Making Sense of "Made in the USA"
Why people care about GDP is that, though not a direct indicator, it's often used as a measure of economic health of a country and overall standard of living. The reasoning is fairly straightforward: Because GDP is a measure of everything a country sells, if its GDP is high, that means the country has a high amount of wealth because it's selling a lot. And while level of wealth doesn't necessarily correlate to a high standard of living (other factors, such as wealth distribution, employment rates and many others also play parts), it does correlate to overall economic activity, and an active economy is generally a healthy one. (If you're selling things, you're paying laborers, making investments, collecting taxes, etc.) Hence, why people care about and measure GDP. If it's high, you're doing okay, if it's low, you're not.
SO WHAT'S GDP HAVE TO DO WITH AMERICAN MANUFACTURING?

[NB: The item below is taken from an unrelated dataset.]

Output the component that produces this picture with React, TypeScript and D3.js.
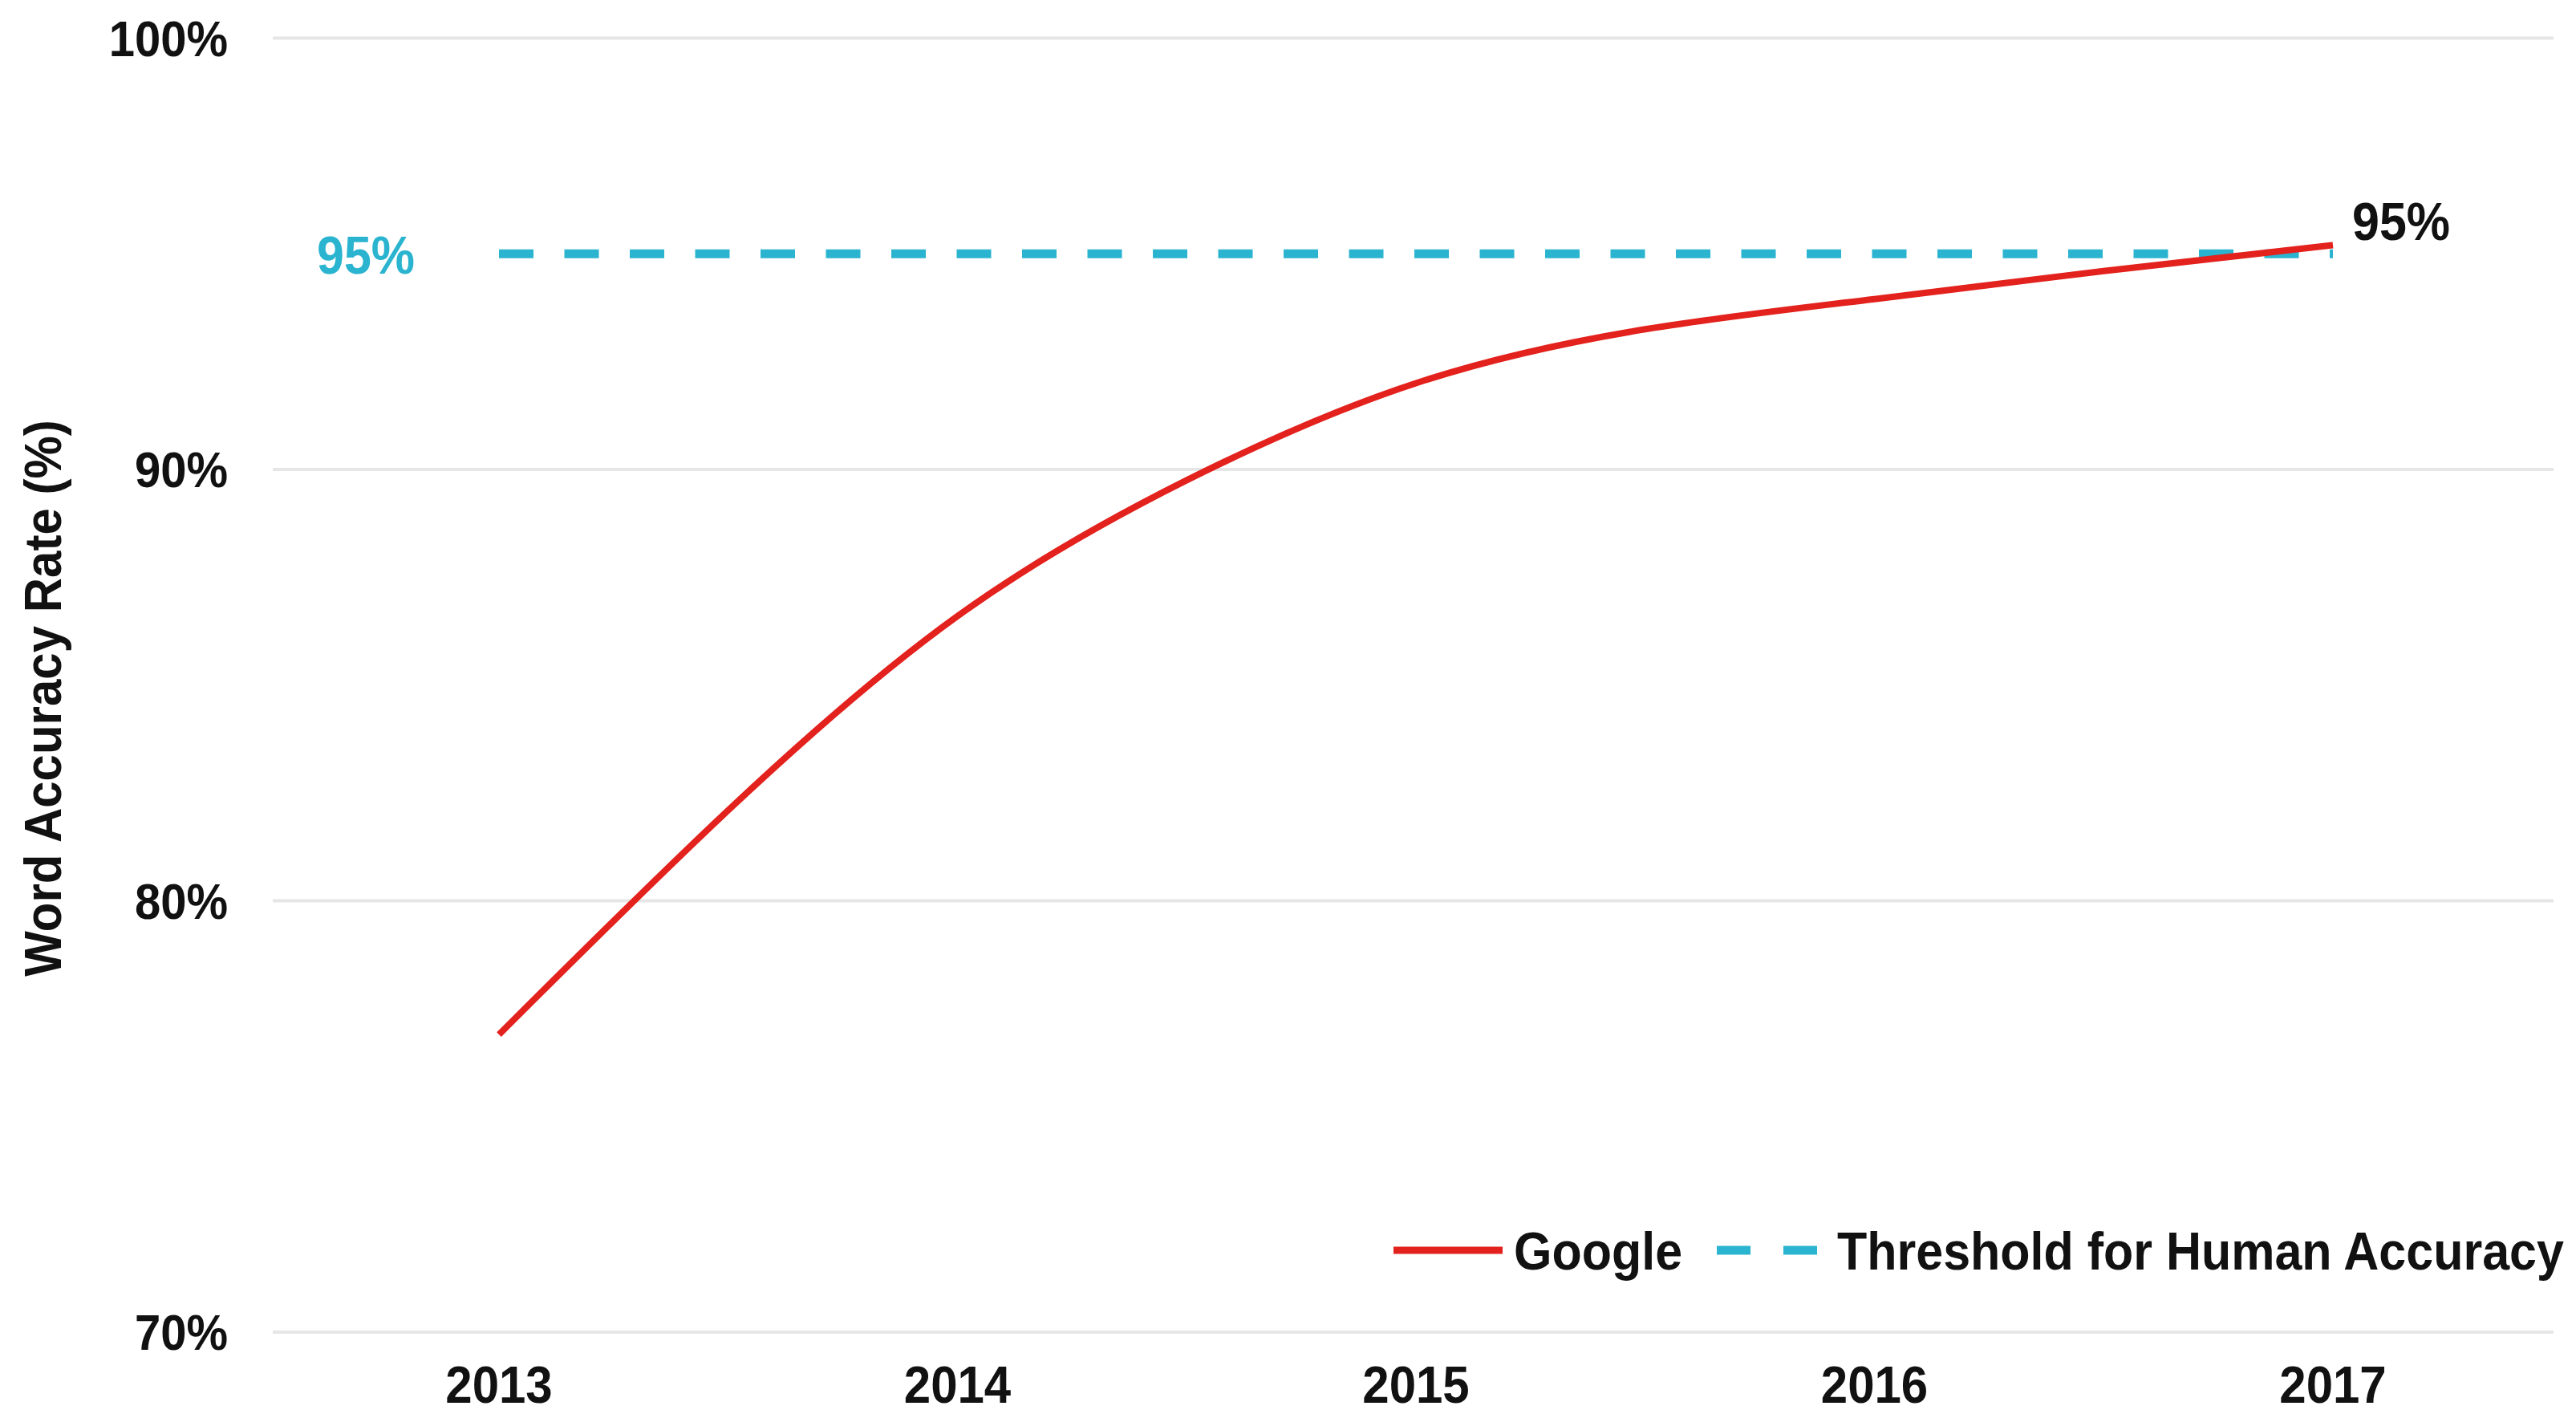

GDP and manufacturing connect over how GDP is measured. There are a couple ways to calculate GDP, but when trying to understand manufacturing's role, it's helpful to use the "consumption" model.
The consumption model of GDP is based around the idea that everything a country sells is equal to everything it consumes, i.e., a country and its people do work in exchange for an equal amount of goods and services. Because they're equal (you can only consume what you can buy, you only buy what you can consume), you can calculate a country's GDP if you know what it consumes. The GDP consumption equation looks like this:
GDP = Infrastructure/Business Investment from Private Citizens + Private Citizen Consumption + Government Spending/Consumption + Total Exports - Total Imports
The equation is helpful for understanding the impact of American manufacturing because it's the simplest way to illustrate its entrenched position within our economy.